Сердце Пандоры - страница 11

Шрифт
Интервал


Я кончаю с глухим выдохом – и одновременно десяток ржавых болтов вкручиваются мне в башку.

Сука.

На минуту просто теряю зрение, падаю на спину, плашмя, камнем иду ко дну, где нет ни единого звука, кроме безликого шепота.

Эта дрянь живет в моей голове уже год.

Сгусток аномальных клеток.

Опухоль.

Неоперабельная, потому что засела, словно противотанковая мина, так глубоко, что хирургическое вмешательство может сделать меня глухим или слепым. Или тупым. И пока что доброкачественная, поэтому врач считает, что я редкий везунчик.

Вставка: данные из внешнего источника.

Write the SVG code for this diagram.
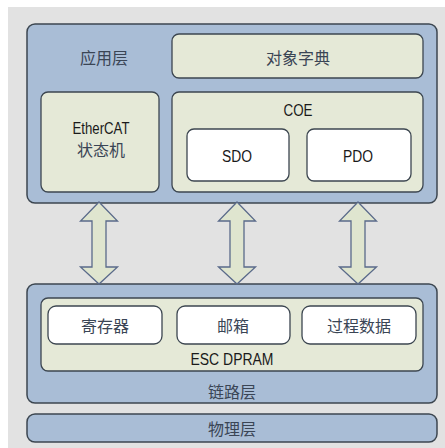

Отворачиваюсь, привожу в порядок одежду и практически вслепую иду к бару.

— Первый тест можно сделать через неделю, - говорит Полина. – Потом сдать кровь на анализ.

Я наливаю еще порцию «Ямазаки»[1], делаю глоток, но в горло не протолкнуть.

Спокойно, Адам, это просто, сука, долбаная опухоль.

Все-таки глотаю, позволяю себе вольность: запрокинуть голову, затянуться только что закуренной сигаретой, смешать в глотке шоколадно-ореховый вкус мягкого виски и табачную отраву. Я так много курю, что по всей логике должен бы сдохнуть от рака легких, но с моими легкие все в порядке, хотя на органы их из меня, конечно, не вынут.

Когда я поворачиваюсь, Полина уже застегивает пуговицы на блузке.

У меня с детства слабость к сломанным игрушкам, а она именно такая: красивая сломанная кукла. Куда красивее сестры. Всегда считал Куклу конченой дурой, если честно. Одной из тех пустоголовых куриц, которые ищут любовь на головке члена расписного красавца. В ее случае еще и всем известного балабола с игрозависимостью, но эту правду она узнает не от меня.

— Выбери цвет, - говорю я, нарочно игноря ее разговоры о беременности.

— Цвет… чего? – не понимает она. Последним плавным движением расправляет складку на юбке.

— «Мазерати».

— Черный, - не раздумывая отвечает она.

— Любишь классику?

— В красном у меня будет «Порше».

Мне нравится ее честность и наглость. Кроме того, что мне, безусловно, нравится ее фигура и внешность.

Я помню, как впервые увидел Полину. Меня пригласили сказать какую-то пафосную речь перед выпускниками института, который периодически получает что-то вроде помощи из моего благотворительного фонда. Терпеть не могу говорить громкие слова о будущем, о призвании и тому подобной ерунде, но пришлось соглашаться. Моя речь была короткой, около десятка предложений, и, насколько я помню, она не очень порадовала ректора, потому что я никогда не говорю «по бумажке», и точно не то, что хотят услышать. Но мужик пожал мне руку и высказал восхищение глубине моей мысли. Куда бы он делся?